- Work to do
Quote each line of the material verbatim, without the pictures.
-----
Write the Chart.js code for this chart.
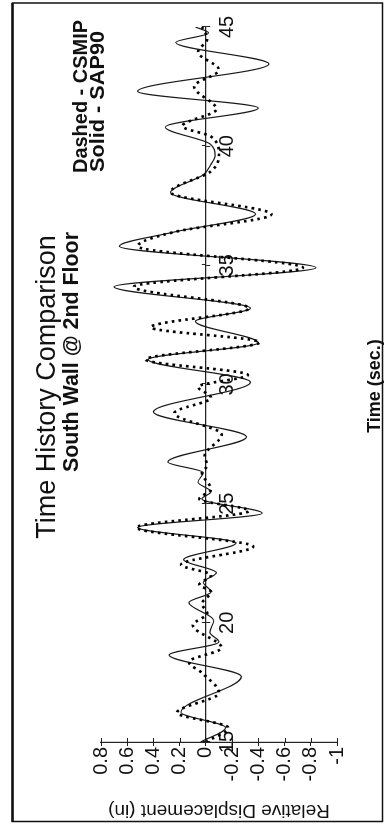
<!DOCTYPE html>
<html><head><meta charset="utf-8">
<script src="https://cdn.jsdelivr.net/npm/chart.js@4/dist/chart.umd.min.js"></script>
<style>
html,body{margin:0;padding:0;background:#fff;overflow:hidden;width:385px;height:824px;}
#wrap{position:absolute;left:0;top:0;width:824px;height:385px;transform-origin:0 0;transform:translateY(824px) rotate(-90deg);}
canvas{display:block;}
</style></head><body>
<div id="wrap"><canvas id="c" width="824" height="385"></canvas></div>
<script>
// ---- data (time in s, relative displacement in inches) ----
const sapTime = [15.0,15.6,16.25,17.75,18.65,19.2,19.6,20.1,20.85,21.3,21.7,22.1,22.65,23.35,24.0,24.6,25.2,25.5,25.9,26.3,26.75,27.8,28.85,30.1,31.05,31.75,32.65,33.2,34.1,34.9,35.8,36.4,37.15,38.05,38.8,39.25,39.6,40.1,40.8,41.6,42.3,43.45,44.35,44.75,45.0];
const sapDisp = [0.04,-0.15,0.19,-0.27,0.28,-0.10,-0.03,-0.06,0.13,-0.04,0.02,-0.08,0.17,-0.23,0.52,-0.43,0.03,-0.04,0.06,0.02,0.29,-0.31,0.40,-0.34,0.44,-0.40,0.08,-0.34,0.70,-0.84,0.66,0.24,-0.38,0.27,0.02,-0.04,-0.07,-0.03,0.31,-0.40,0.52,-0.48,0.23,-0.02,0.08];
const csmipTime = [15.0,15.6,16.23,17.06,17.9,18.36,18.95,19.9,20.4,20.8,21.3,21.6,22.0,22.44,23.2,24.0,24.7,25.2,25.6,26.3,26.6,27.0,27.9,28.8,29.45,29.9,30.4,31.05,31.77,32.4,33.2,34.1,34.9,35.8,36.4,37.14,38.07,38.95,39.65,40.4,40.84,41.55,42.5,43.2,43.95,44.5,45.0];
const csmipDisp = [0.0,-0.17,0.22,-0.10,0.03,0.13,-0.12,0.10,-0.01,0.03,-0.04,0.05,-0.04,0.19,-0.36,0.53,-0.33,0.05,-0.04,0.03,-0.01,0.01,-0.12,0.24,-0.04,0.06,-0.32,0.46,-0.41,0.42,-0.33,0.55,-0.74,0.52,0.24,-0.50,0.27,-0.04,-0.10,-0.04,0.18,-0.08,0.09,-0.10,0.06,-0.01,0.03];
const timeTicks = [15,20,25,30,35,40,45];
const dispTicks = [0.8,0.6,0.4,0.2,0,-0.2,-0.4,-0.6,-0.8,-1];
const titleText = 'Time History Comparison';
const subtitleText = 'South Wall @ 2nd Floor';
const legendLines = ['Dashed - CSMIP','Solid - SAP90'];
const xTitle = 'Time (sec.)';
const yTitle = 'Relative Displacement (in)';

const FAM = "'Liberation Sans', Arial, sans-serif";
Chart.defaults.font.family = FAM;
Chart.defaults.color = '#111';

// draw text squeezed/stretched horizontally to a target width
function fitText(ctx, txt, x, y, w, align) {
  const mw = ctx.measureText(txt).width;
  const k = w / mw;
  ctx.save();
  let ox = x;
  if (align === 'center') ox = x - w / 2;
  ctx.translate(ox, y); ctx.scale(k, 1);
  ctx.textAlign = 'left';
  ctx.fillText(txt, 0, 0);
  ctx.restore();
}

const decor = {
  id: 'decor',
  afterDraw(chart) {
    const ctx = chart.ctx, xs = chart.scales.x, ys = chart.scales.y;
    ctx.save();
    ctx.strokeStyle = '#222'; ctx.lineWidth = 1;
    const y0 = ys.getPixelForValue(0);
    timeTicks.forEach(t => { const px = Math.round(xs.getPixelForValue(t)) + 0.5; ctx.beginPath(); ctx.moveTo(px, y0 - 4); ctx.lineTo(px, y0); ctx.stroke(); });
    const xl = chart.chartArea.left;
    dispTicks.forEach(v => { const py = Math.round(ys.getPixelForValue(v)) + 0.5; ctx.beginPath(); ctx.moveTo(xl, py); ctx.lineTo(xl + 4, py); ctx.stroke(); });
    // frame
    ctx.strokeStyle = '#111';
    ctx.lineWidth = 1.5; ctx.strokeRect(2.5, 12.5, 818.5, 370);
    ctx.lineWidth = 2.5; ctx.beginPath(); ctx.moveTo(2, 12.5); ctx.lineTo(821, 12.5); ctx.stroke();
    // texts
    ctx.fillStyle = '#111'; ctx.textBaseline = 'alphabetic';
    ctx.textAlign = 'center';
    ctx.font = "27px " + FAM; ctx.fillText(titleText, 437, 55);
    ctx.font = "bold 22px " + FAM; fitText(ctx, subtitleText, 472, 78, 240, 'center');
    ctx.font = "bold 20px " + FAM;
    fitText(ctx, legendLines[0], 651, 87, 153, 'left');
    fitText(ctx, legendLines[1], 652, 104, 141, 'left');
    ctx.textAlign = 'center';
    ctx.font = "bold 18px " + FAM; ctx.fillText(xTitle, 438, 380);
    ctx.save(); ctx.translate(19, 219); ctx.rotate(-Math.PI / 2);
    ctx.textAlign = 'center';
    ctx.font = "19px " + FAM; ctx.fillText(yTitle, 0, 0); ctx.restore();
    ctx.restore();
  }
};

new Chart(document.getElementById('c'), {
  type: 'line',
  data: {
    datasets: [
      { label: 'CSMIP', data: csmipTime.map((t, i) => ({ x: t, y: csmipDisp[i] })),
        borderColor: '#000', borderWidth: 2.7, borderDash: [2.6, 4.2], pointRadius: 0,
        cubicInterpolationMode: 'monotone', fill: false },
      { label: 'SAP90', data: sapTime.map((t, i) => ({ x: t, y: sapDisp[i] })),
        borderColor: '#1a1a1a', borderWidth: 1.2, pointRadius: 0,
        cubicInterpolationMode: 'monotone', fill: false }
    ]
  },
  options: {
    responsive: false, animation: false, devicePixelRatio: 1,
    layout: { padding: { top: 101, right: 27, bottom: 48, left: 0 } },
    plugins: { legend: { display: false }, tooltip: { enabled: false }, title: { display: false } },
    scales: {
      x: {
        type: 'linear', min: 15, max: 45, position: { y: 0 },
        afterBuildTicks: s => { s.ticks = timeTicks.map(v => ({ value: v })); },
        afterFit: s => { s.paddingLeft = 0; s.paddingRight = 0; },
        grid: { drawOnChartArea: false, tickLength: 4, color: '#222' },
        border: { color: '#222', width: 1.2 },
        ticks: { padding: 6, font: { size: 20 }, color: '#111', maxRotation: 0, autoSkip: false, callback: v => String(v) }
      },
      y: {
        type: 'linear', min: -1, max: 0.8, position: 'left',
        afterBuildTicks: s => { s.ticks = dispTicks.map(v => ({ value: v })); },
        afterFit: s => { s.width = 82; },
        grid: { drawOnChartArea: false, tickLength: 4, color: '#222' },
        border: { color: '#222', width: 1.2 },
        ticks: { padding: 1, font: { size: 20 }, color: '#111', autoSkip: false, callback: v => String(v) }
      }
    }
  },
  plugins: [decor]
});
</script>
</body></html>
-----
- Response to this exercise
Write the Chart.js code for this chart.
<!DOCTYPE html>
<html><head><meta charset="utf-8">
<script src="https://cdn.jsdelivr.net/npm/chart.js@4/dist/chart.umd.min.js"></script>
<style>
html,body{margin:0;padding:0;background:#fff;overflow:hidden;width:385px;height:824px;}
#wrap{position:absolute;left:0;top:0;width:824px;height:385px;transform-origin:0 0;transform:translateY(824px) rotate(-90deg);}
canvas{display:block;}
</style></head><body>
<div id="wrap"><canvas id="c" width="824" height="385"></canvas></div>
<script>
// ---- data (time in s, relative displacement in inches) ----
const sapTime = [15.0,15.6,16.25,17.75,18.65,19.2,19.6,20.1,20.85,21.3,21.7,22.1,22.65,23.35,24.0,24.6,25.2,25.5,25.9,26.3,26.75,27.8,28.85,30.1,31.05,31.75,32.65,33.2,34.1,34.9,35.8,36.4,37.15,38.05,38.8,39.25,39.6,40.1,40.8,41.6,42.3,43.45,44.35,44.75,45.0];
const sapDisp = [0.04,-0.15,0.19,-0.27,0.28,-0.10,-0.03,-0.06,0.13,-0.04,0.02,-0.08,0.17,-0.23,0.52,-0.43,0.03,-0.04,0.06,0.02,0.29,-0.31,0.40,-0.34,0.44,-0.40,0.08,-0.34,0.70,-0.84,0.66,0.24,-0.38,0.27,0.02,-0.04,-0.07,-0.03,0.31,-0.40,0.52,-0.48,0.23,-0.02,0.08];
const csmipTime = [15.0,15.6,16.23,17.06,17.9,18.36,18.95,19.9,20.4,20.8,21.3,21.6,22.0,22.44,23.2,24.0,24.7,25.2,25.6,26.3,26.6,27.0,27.9,28.8,29.45,29.9,30.4,31.05,31.77,32.4,33.2,34.1,34.9,35.8,36.4,37.14,38.07,38.95,39.65,40.4,40.84,41.55,42.5,43.2,43.95,44.5,45.0];
const csmipDisp = [0.0,-0.17,0.22,-0.10,0.03,0.13,-0.12,0.10,-0.01,0.03,-0.04,0.05,-0.04,0.19,-0.36,0.53,-0.33,0.05,-0.04,0.03,-0.01,0.01,-0.12,0.24,-0.04,0.06,-0.32,0.46,-0.41,0.42,-0.33,0.55,-0.74,0.52,0.24,-0.50,0.27,-0.04,-0.10,-0.04,0.18,-0.08,0.09,-0.10,0.06,-0.01,0.03];
const timeTicks = [15,20,25,30,35,40,45];
const dispTicks = [0.8,0.6,0.4,0.2,0,-0.2,-0.4,-0.6,-0.8,-1];
const titleText = 'Time History Comparison';
const subtitleText = 'South Wall @ 2nd Floor';
const legendLines = ['Dashed - CSMIP','Solid - SAP90'];
const xTitle = 'Time (sec.)';
const yTitle = 'Relative Displacement (in)';

const FAM = "'Liberation Sans', Arial, sans-serif";
Chart.defaults.font.family = FAM;
Chart.defaults.color = '#111';

// draw text squeezed/stretched horizontally to a target width
function fitText(ctx, txt, x, y, w, align) {
  const mw = ctx.measureText(txt).width;
  const k = w / mw;
  ctx.save();
  let ox = x;
  if (align === 'center') ox = x - w / 2;
  ctx.translate(ox, y); ctx.scale(k, 1);
  ctx.textAlign = 'left';
  ctx.fillText(txt, 0, 0);
  ctx.restore();
}

const decor = {
  id: 'decor',
  afterDraw(chart) {
    const ctx = chart.ctx, xs = chart.scales.x, ys = chart.scales.y;
    ctx.save();
    ctx.strokeStyle = '#222'; ctx.lineWidth = 1;
    const y0 = ys.getPixelForValue(0);
    timeTicks.forEach(t => { const px = Math.round(xs.getPixelForValue(t)) + 0.5; ctx.beginPath(); ctx.moveTo(px, y0 - 4); ctx.lineTo(px, y0); ctx.stroke(); });
    const xl = chart.chartArea.left;
    dispTicks.forEach(v => { const py = Math.round(ys.getPixelForValue(v)) + 0.5; ctx.beginPath(); ctx.moveTo(xl, py); ctx.lineTo(xl + 4, py); ctx.stroke(); });
    // frame
    ctx.strokeStyle = '#111';
    ctx.lineWidth = 1.5; ctx.strokeRect(2.5, 12.5, 818.5, 370);
    ctx.lineWidth = 2.5; ctx.beginPath(); ctx.moveTo(2, 12.5); ctx.lineTo(821, 12.5); ctx.stroke();
    // texts
    ctx.fillStyle = '#111'; ctx.textBaseline = 'alphabetic';
    ctx.textAlign = 'center';
    ctx.font = "27px " + FAM; ctx.fillText(titleText, 437, 55);
    ctx.font = "bold 22px " + FAM; fitText(ctx, subtitleText, 472, 78, 240, 'center');
    ctx.font = "bold 20px " + FAM;
    fitText(ctx, legendLines[0], 651, 87, 153, 'left');
    fitText(ctx, legendLines[1], 652, 104, 141, 'left');
    ctx.textAlign = 'center';
    ctx.font = "bold 18px " + FAM; ctx.fillText(xTitle, 438, 380);
    ctx.save(); ctx.translate(19, 219); ctx.rotate(-Math.PI / 2);
    ctx.textAlign = 'center';
    ctx.font = "19px " + FAM; ctx.fillText(yTitle, 0, 0); ctx.restore();
    ctx.restore();
  }
};

new Chart(document.getElementById('c'), {
  type: 'line',
  data: {
    datasets: [
      { label: 'CSMIP', data: csmipTime.map((t, i) => ({ x: t, y: csmipDisp[i] })),
        borderColor: '#000', borderWidth: 2.7, borderDash: [2.6, 4.2], pointRadius: 0,
        cubicInterpolationMode: 'monotone', fill: false },
      { label: 'SAP90', data: sapTime.map((t, i) => ({ x: t, y: sapDisp[i] })),
        borderColor: '#1a1a1a', borderWidth: 1.2, pointRadius: 0,
        cubicInterpolationMode: 'monotone', fill: false }
    ]
  },
  options: {
    responsive: false, animation: false, devicePixelRatio: 1,
    layout: { padding: { top: 101, right: 27, bottom: 48, left: 0 } },
    plugins: { legend: { display: false }, tooltip: { enabled: false }, title: { display: false } },
    scales: {
      x: {
        type: 'linear', min: 15, max: 45, position: { y: 0 },
        afterBuildTicks: s => { s.ticks = timeTicks.map(v => ({ value: v })); },
        afterFit: s => { s.paddingLeft = 0; s.paddingRight = 0; },
        grid: { drawOnChartArea: false, tickLength: 4, color: '#222' },
        border: { color: '#222', width: 1.2 },
        ticks: { padding: 6, font: { size: 20 }, color: '#111', maxRotation: 0, autoSkip: false, callback: v => String(v) }
      },
      y: {
        type: 'linear', min: -1, max: 0.8, position: 'left',
        afterBuildTicks: s => { s.ticks = dispTicks.map(v => ({ value: v })); },
        afterFit: s => { s.width = 82; },
        grid: { drawOnChartArea: false, tickLength: 4, color: '#222' },
        border: { color: '#222', width: 1.2 },
        ticks: { padding: 1, font: { size: 20 }, color: '#111', autoSkip: false, callback: v => String(v) }
      }
    }
  },
  plugins: [decor]
});
</script>
</body></html>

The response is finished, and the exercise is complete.